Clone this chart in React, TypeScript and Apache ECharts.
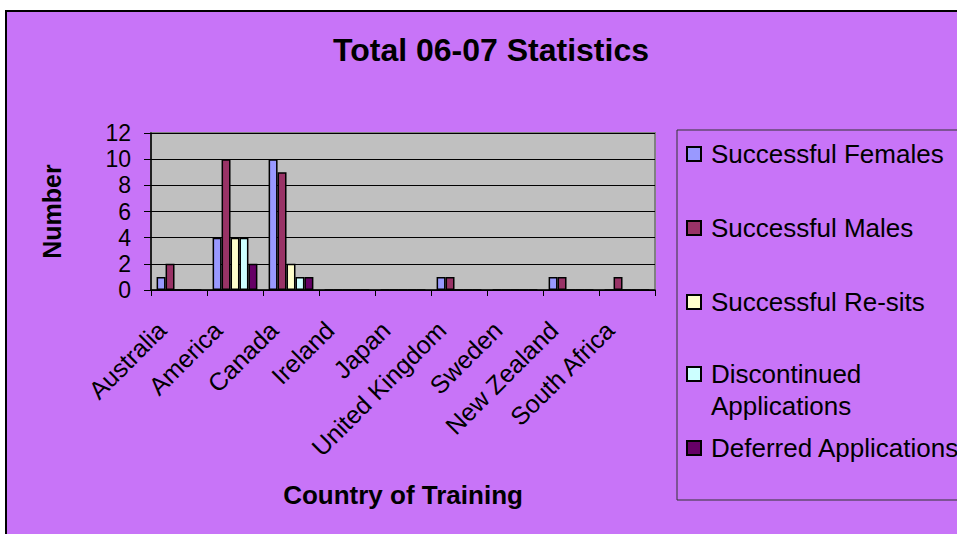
import React, { useEffect, useRef } from "react";
import * as echarts from "echarts";

const categories = [
  "Australia",
  "America",
  "Canada",
  "Ireland",
  "Japan",
  "United Kingdom",
  "Sweden",
  "New Zealand",
  "South Africa",
];

const seriesNames = [
  "Successful Females",
  "Successful Males",
  "Successful Re-sits",
  "Discontinued Applications",
  "Deferred Applications",
];

const successfulFemales = [1, 4, 10, 0, 0, 1, 0, 1, 0];
const successfulMales = [2, 10, 9, 0, 0, 1, 0, 1, 1];
const successfulResits = [0, 4, 2, 0, 0, 0, 0, 0, 0];
const discontinuedApplications = [0, 4, 1, 0, 0, 0, 0, 0, 0];
const deferredApplications = [0, 2, 1, 0, 0, 0, 0, 0, 0];

const seriesValues = [
  successfulFemales,
  successfulMales,
  successfulResits,
  discontinuedApplications,
  deferredApplications,
];

const seriesColors = ["#9999FF", "#993366", "#FFFFCC", "#CCFFFF", "#660066"];

const yTicks = { min: 0, max: 12, interval: 2 };

const FONT = "'Liberation Sans', Arial, sans-serif";

export default function App() {
  const ref = useRef<HTMLDivElement>(null);

  useEffect(() => {
    if (!ref.current) return;
    const chart = echarts.init(ref.current, null, { renderer: "svg" });

    const legendCenters = [154, 228, 302, 374, 448];

    const legends = seriesNames.map((name, i) => {
      const isDisc = i === 3;
      return {
        data: [name],
        orient: "vertical",
        left: 686,
        top: isDisc ? legendCenters[i] - 48 : legendCenters[i] - 16,
        padding: 0,
        itemWidth: 14,
        itemHeight: 14,
        icon: "rect",
        selectedMode: false,
        formatter: isDisc ? "\nDiscontinued\nApplications" : "{name}",
        textStyle: {
          fontFamily: FONT,
          fontSize: 26,
          color: "#000",
          lineHeight: 32,
          padding: [0, 0, 0, 5],
        },
      };
    });

    chart.setOption({
      animation: false,
      backgroundColor: "#C874F8",
      textStyle: { fontFamily: FONT },
      title: {
        text: "Total 06-07 Statistics",
        left: 333,
        top: 34,
        padding: 0,
        textStyle: {
          fontFamily: FONT,
          fontSize: 32,
          fontWeight: "bold",
          color: "#000",
        },
      },
      legend: legends,
      grid: {
        left: 151,
        top: 133,
        width: 504,
        height: 157,
        show: true,
        backgroundColor: "#C0C0C0",
        borderColor: "#808080",
        borderWidth: 2,
      },
      xAxis: {
        type: "category",
        data: categories,
        name: "Country of Training",
        nameLocation: "middle",
        nameGap: 192,
        nameTextStyle: {
          fontFamily: FONT,
          fontSize: 26,
          fontWeight: "bold",
          color: "#000",
        },
        axisLine: { show: true, lineStyle: { color: "#000", width: 1.5 } },
        axisTick: {
          show: true,
          alignWithLabel: false,
          length: 6,
          lineStyle: { color: "#000" },
        },
        axisLabel: {
          interval: 0,
          rotate: 45,
          margin: 53,
          verticalAlign: "bottom",
          padding: [0, 0, 12, 0],
          fontFamily: FONT,
          fontSize: 25,
          color: "#000",
        },
        splitLine: { show: false },
      },
      yAxis: {
        type: "value",
        min: yTicks.min,
        max: yTicks.max,
        interval: yTicks.interval,
        name: "Number",
        nameLocation: "middle",
        nameRotate: 90,
        nameGap: 87,
        nameTextStyle: {
          fontFamily: FONT,
          fontSize: 25,
          fontWeight: "bold",
          color: "#000",
        },
        axisLine: { show: true, lineStyle: { color: "#000", width: 1.5 } },
        axisTick: { show: true, length: 7, lineStyle: { color: "#000" } },
        axisLabel: {
          margin: 20,
          fontFamily: FONT,
          fontSize: 23,
          color: "#000",
        },
        splitLine: { show: true, lineStyle: { color: "#000", width: 1 } },
      },
      series: seriesNames.map((name, i) => ({
        name,
        type: "bar",
        data: seriesValues[i],
        barGap: "0%",
        barCategoryGap: "20%",
        itemStyle: {
          color: seriesColors[i],
          borderColor: "#000",
          borderWidth: 1.5,
        },
      })),
      graphic: [
        {
          type: "rect",
          shape: { x: 0, y: 0, width: 957, height: 10 },
          style: { fill: "#fff" },
          silent: true,
        },
        {
          type: "rect",
          shape: { x: 0, y: 0, width: 5, height: 534 },
          style: { fill: "#fff" },
          silent: true,
        },
        {
          type: "line",
          shape: { x1: 5, y1: 11, x2: 957, y2: 11 },
          style: { stroke: "#000", lineWidth: 2 },
          silent: true,
        },
        {
          type: "line",
          shape: { x1: 6, y1: 10, x2: 6, y2: 534 },
          style: { stroke: "#000", lineWidth: 2 },
          silent: true,
        },
        {
          type: "rect",
          shape: { x: 677, y: 130, width: 300, height: 370 },
          style: { fill: "none", stroke: "#333", lineWidth: 1 },
          silent: true,
        },
      ],
    });

    return () => chart.dispose();
  }, []);

  return (
    <div
      style={{
        position: "absolute",
        left: 0,
        top: 0,
        width: 957,
        height: 534,
        background: "#fff",
      }}
    >
      <div ref={ref} style={{ width: 957, height: 534 }} />
    </div>
  );
}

> **Problem**
Copy all the data exactly as written, but skip any picture.

> **Output**
Clone this chart in React, TypeScript and Apache ECharts.
import React, { useEffect, useRef } from "react";
import * as echarts from "echarts";

const categories = [
  "Australia",
  "America",
  "Canada",
  "Ireland",
  "Japan",
  "United Kingdom",
  "Sweden",
  "New Zealand",
  "South Africa",
];

const seriesNames = [
  "Successful Females",
  "Successful Males",
  "Successful Re-sits",
  "Discontinued Applications",
  "Deferred Applications",
];

const successfulFemales = [1, 4, 10, 0, 0, 1, 0, 1, 0];
const successfulMales = [2, 10, 9, 0, 0, 1, 0, 1, 1];
const successfulResits = [0, 4, 2, 0, 0, 0, 0, 0, 0];
const discontinuedApplications = [0, 4, 1, 0, 0, 0, 0, 0, 0];
const deferredApplications = [0, 2, 1, 0, 0, 0, 0, 0, 0];

const seriesValues = [
  successfulFemales,
  successfulMales,
  successfulResits,
  discontinuedApplications,
  deferredApplications,
];

const seriesColors = ["#9999FF", "#993366", "#FFFFCC", "#CCFFFF", "#660066"];

const yTicks = { min: 0, max: 12, interval: 2 };

const FONT = "'Liberation Sans', Arial, sans-serif";

export default function App() {
  const ref = useRef<HTMLDivElement>(null);

  useEffect(() => {
    if (!ref.current) return;
    const chart = echarts.init(ref.current, null, { renderer: "svg" });

    const legendCenters = [154, 228, 302, 374, 448];

    const legends = seriesNames.map((name, i) => {
      const isDisc = i === 3;
      return {
        data: [name],
        orient: "vertical",
        left: 686,
        top: isDisc ? legendCenters[i] - 48 : legendCenters[i] - 16,
        padding: 0,
        itemWidth: 14,
        itemHeight: 14,
        icon: "rect",
        selectedMode: false,
        formatter: isDisc ? "\nDiscontinued\nApplications" : "{name}",
        textStyle: {
          fontFamily: FONT,
          fontSize: 26,
          color: "#000",
          lineHeight: 32,
          padding: [0, 0, 0, 5],
        },
      };
    });

    chart.setOption({
      animation: false,
      backgroundColor: "#C874F8",
      textStyle: { fontFamily: FONT },
      title: {
        text: "Total 06-07 Statistics",
        left: 333,
        top: 34,
        padding: 0,
        textStyle: {
          fontFamily: FONT,
          fontSize: 32,
          fontWeight: "bold",
          color: "#000",
        },
      },
      legend: legends,
      grid: {
        left: 151,
        top: 133,
        width: 504,
        height: 157,
        show: true,
        backgroundColor: "#C0C0C0",
        borderColor: "#808080",
        borderWidth: 2,
      },
      xAxis: {
        type: "category",
        data: categories,
        name: "Country of Training",
        nameLocation: "middle",
        nameGap: 192,
        nameTextStyle: {
          fontFamily: FONT,
          fontSize: 26,
          fontWeight: "bold",
          color: "#000",
        },
        axisLine: { show: true, lineStyle: { color: "#000", width: 1.5 } },
        axisTick: {
          show: true,
          alignWithLabel: false,
          length: 6,
          lineStyle: { color: "#000" },
        },
        axisLabel: {
          interval: 0,
          rotate: 45,
          margin: 53,
          verticalAlign: "bottom",
          padding: [0, 0, 12, 0],
          fontFamily: FONT,
          fontSize: 25,
          color: "#000",
        },
        splitLine: { show: false },
      },
      yAxis: {
        type: "value",
        min: yTicks.min,
        max: yTicks.max,
        interval: yTicks.interval,
        name: "Number",
        nameLocation: "middle",
        nameRotate: 90,
        nameGap: 87,
        nameTextStyle: {
          fontFamily: FONT,
          fontSize: 25,
          fontWeight: "bold",
          color: "#000",
        },
        axisLine: { show: true, lineStyle: { color: "#000", width: 1.5 } },
        axisTick: { show: true, length: 7, lineStyle: { color: "#000" } },
        axisLabel: {
          margin: 20,
          fontFamily: FONT,
          fontSize: 23,
          color: "#000",
        },
        splitLine: { show: true, lineStyle: { color: "#000", width: 1 } },
      },
      series: seriesNames.map((name, i) => ({
        name,
        type: "bar",
        data: seriesValues[i],
        barGap: "0%",
        barCategoryGap: "20%",
        itemStyle: {
          color: seriesColors[i],
          borderColor: "#000",
          borderWidth: 1.5,
        },
      })),
      graphic: [
        {
          type: "rect",
          shape: { x: 0, y: 0, width: 957, height: 10 },
          style: { fill: "#fff" },
          silent: true,
        },
        {
          type: "rect",
          shape: { x: 0, y: 0, width: 5, height: 534 },
          style: { fill: "#fff" },
          silent: true,
        },
        {
          type: "line",
          shape: { x1: 5, y1: 11, x2: 957, y2: 11 },
          style: { stroke: "#000", lineWidth: 2 },
          silent: true,
        },
        {
          type: "line",
          shape: { x1: 6, y1: 10, x2: 6, y2: 534 },
          style: { stroke: "#000", lineWidth: 2 },
          silent: true,
        },
        {
          type: "rect",
          shape: { x: 677, y: 130, width: 300, height: 370 },
          style: { fill: "none", stroke: "#333", lineWidth: 1 },
          silent: true,
        },
      ],
    });

    return () => chart.dispose();
  }, []);

  return (
    <div
      style={{
        position: "absolute",
        left: 0,
        top: 0,
        width: 957,
        height: 534,
        background: "#fff",
      }}
    >
      <div ref={ref} style={{ width: 957, height: 534 }} />
    </div>
  );
}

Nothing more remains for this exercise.